Directions: With the pictures omitted, write out the entries that follow exactly as they stand.

Material supplied:

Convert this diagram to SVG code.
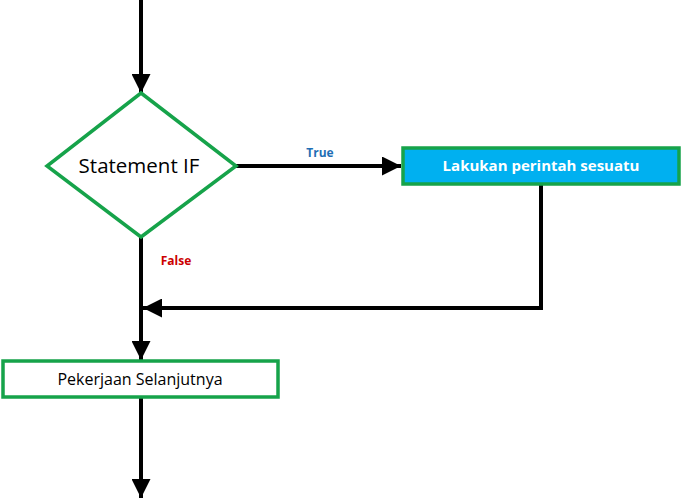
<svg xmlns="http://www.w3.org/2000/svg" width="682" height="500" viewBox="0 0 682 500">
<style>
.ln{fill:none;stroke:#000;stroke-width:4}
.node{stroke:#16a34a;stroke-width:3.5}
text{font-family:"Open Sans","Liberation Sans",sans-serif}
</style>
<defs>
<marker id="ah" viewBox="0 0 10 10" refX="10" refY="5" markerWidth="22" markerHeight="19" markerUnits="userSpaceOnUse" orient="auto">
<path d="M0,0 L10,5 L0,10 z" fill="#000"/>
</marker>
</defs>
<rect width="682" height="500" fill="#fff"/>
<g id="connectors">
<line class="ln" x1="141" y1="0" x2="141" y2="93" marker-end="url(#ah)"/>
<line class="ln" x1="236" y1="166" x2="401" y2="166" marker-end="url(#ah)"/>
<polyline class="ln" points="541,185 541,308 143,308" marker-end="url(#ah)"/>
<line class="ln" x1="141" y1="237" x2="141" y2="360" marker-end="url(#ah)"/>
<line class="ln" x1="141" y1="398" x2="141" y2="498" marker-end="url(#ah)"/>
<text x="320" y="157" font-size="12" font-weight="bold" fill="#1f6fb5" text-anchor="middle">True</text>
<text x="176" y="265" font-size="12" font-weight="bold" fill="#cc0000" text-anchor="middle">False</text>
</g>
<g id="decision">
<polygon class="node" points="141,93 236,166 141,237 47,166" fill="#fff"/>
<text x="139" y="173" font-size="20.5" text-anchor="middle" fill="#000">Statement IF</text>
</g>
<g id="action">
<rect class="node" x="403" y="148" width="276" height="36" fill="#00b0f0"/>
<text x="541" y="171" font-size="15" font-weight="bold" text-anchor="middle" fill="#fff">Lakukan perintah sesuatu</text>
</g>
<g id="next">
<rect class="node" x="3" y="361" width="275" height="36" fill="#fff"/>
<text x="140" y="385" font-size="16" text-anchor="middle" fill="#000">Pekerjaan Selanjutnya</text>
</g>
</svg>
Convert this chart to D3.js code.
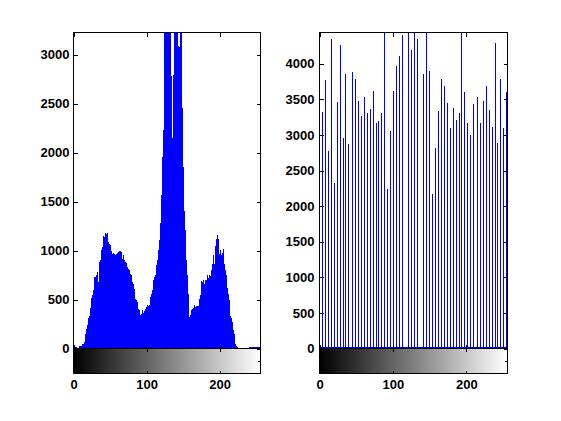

Exercise response:
Convert this diagram to SVG code.
<svg xmlns="http://www.w3.org/2000/svg" width="682" height="500" viewBox="0 0 682 500">
<style>
.ln{fill:none;stroke:#000;stroke-width:4}
.node{stroke:#16a34a;stroke-width:3.5}
text{font-family:"Open Sans","Liberation Sans",sans-serif}
</style>
<defs>
<marker id="ah" viewBox="0 0 10 10" refX="10" refY="5" markerWidth="22" markerHeight="19" markerUnits="userSpaceOnUse" orient="auto">
<path d="M0,0 L10,5 L0,10 z" fill="#000"/>
</marker>
</defs>
<rect width="682" height="500" fill="#fff"/>
<g id="connectors">
<line class="ln" x1="141" y1="0" x2="141" y2="93" marker-end="url(#ah)"/>
<line class="ln" x1="236" y1="166" x2="401" y2="166" marker-end="url(#ah)"/>
<polyline class="ln" points="541,185 541,308 143,308" marker-end="url(#ah)"/>
<line class="ln" x1="141" y1="237" x2="141" y2="360" marker-end="url(#ah)"/>
<line class="ln" x1="141" y1="398" x2="141" y2="498" marker-end="url(#ah)"/>
<text x="320" y="157" font-size="12" font-weight="bold" fill="#1f6fb5" text-anchor="middle">True</text>
<text x="176" y="265" font-size="12" font-weight="bold" fill="#cc0000" text-anchor="middle">False</text>
</g>
<g id="decision">
<polygon class="node" points="141,93 236,166 141,237 47,166" fill="#fff"/>
<text x="139" y="173" font-size="20.5" text-anchor="middle" fill="#000">Statement IF</text>
</g>
<g id="action">
<rect class="node" x="403" y="148" width="276" height="36" fill="#00b0f0"/>
<text x="541" y="171" font-size="15" font-weight="bold" text-anchor="middle" fill="#fff">Lakukan perintah sesuatu</text>
</g>
<g id="next">
<rect class="node" x="3" y="361" width="275" height="36" fill="#fff"/>
<text x="140" y="385" font-size="16" text-anchor="middle" fill="#000">Pekerjaan Selanjutnya</text>
</g>
</svg>
Convert this chart to D3.js code.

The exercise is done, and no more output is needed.